Volessimo complicare ulteriormente la questione, nel senso di rendere questa narrazione ancora più articolata, potremmo metterci anche la recentissima morte di Sly Stone, che a Los Angeles ha emesso l’ultimo respiro, ma che dell’estate dell’Amore, così veniva chiamato il periodo nel quale, a suon di rock’n’roll, nella costa Ovest degli USA si muoveva una rivoluzione intellettuale e giovanile che sperava di poter cambiare lo stato delle cose, Sly and the Family Stone, col loro funky ossessivo in qualche modo a dare il tempo al tutto. Due colossi, Brian Wilson e Sly Stone, coetanei, il primo del 1942, il secondo del 1943, artefici di un’era aurea della musica e della cultura e controcultura occidentale, fabbricanti di quel sogno che è franato rovinosamente a Monterey, prima, in Vietnam, anche, e più in generale in quella deriva che si è manifestata chiaramente sotto i nostri occhi che ha visto l’idea di una nazione costruita in apparenza sull’inclusività e la convivenza di tante diversità diventare una sorta di molosso lì a ringhiare al mondo intero la propria idea di democrazia e libertà, certo era un’illusione già in partenza, è ovvio, i nativi americani nelle riserve la prova provata di come quel sogno fosse nato già con la cornice di un incubo.
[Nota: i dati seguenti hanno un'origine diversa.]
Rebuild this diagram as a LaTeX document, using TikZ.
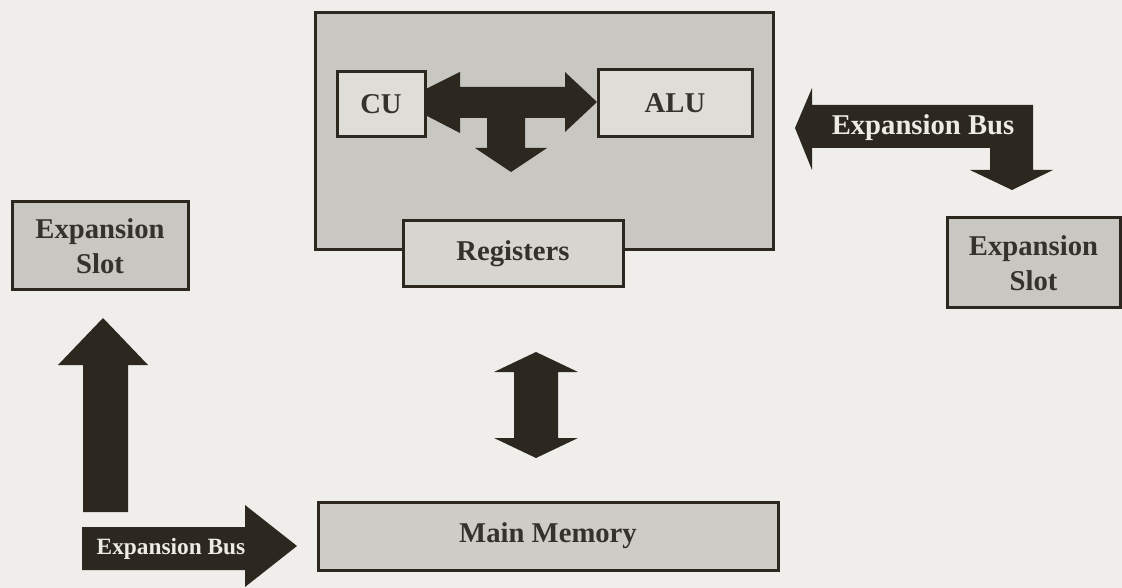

In questi ultimi anni abbiamo visto tanti, tantissimi alfieri di quell’epoca, e di quelle successive, andarsene, chi per vecchiaia, chi per aver bruciato la propria vita con troppa foga. La morte è parte della vita, non lo scopro certo io ora, ma sapere che così tanti pezzi di quel quadro bellissimo che la musica ci ha posto di fronte se n’è andato, uno dei più fulgidi, quello che faceva tremare d’invidia Paul e John, non esattamente uno di passaggio, e che li spingeva a dare il meglio di loro, è qualcosa che ci lascia decisamente nello sconforto, più poveri e anche più soli. Brian Wilson forse se n’era già andato da decenni, vallo a sapere, il suo starsene incartato nella sua psiche un dedalo troppo difficile da sbrogliare per noi comuni mortali. Era tanto che il suo genio non si esprimeva, e del resto chi ha scritto Pet Sounds o Smile non è che sia tenuto a fare altro, credo, la pretesa di una performatività a quel livello è arrogante quanto ingrata. Ma che la California sia messa a ferro e fuoco proprio mentre il suo corpo sta da qualche parte a Los Angeles ormai pieno di vita mi sembra davvero un’immagine che nessun grande scrittore avrebbe potuto scrivere, geniale anche nell’uscita di scena.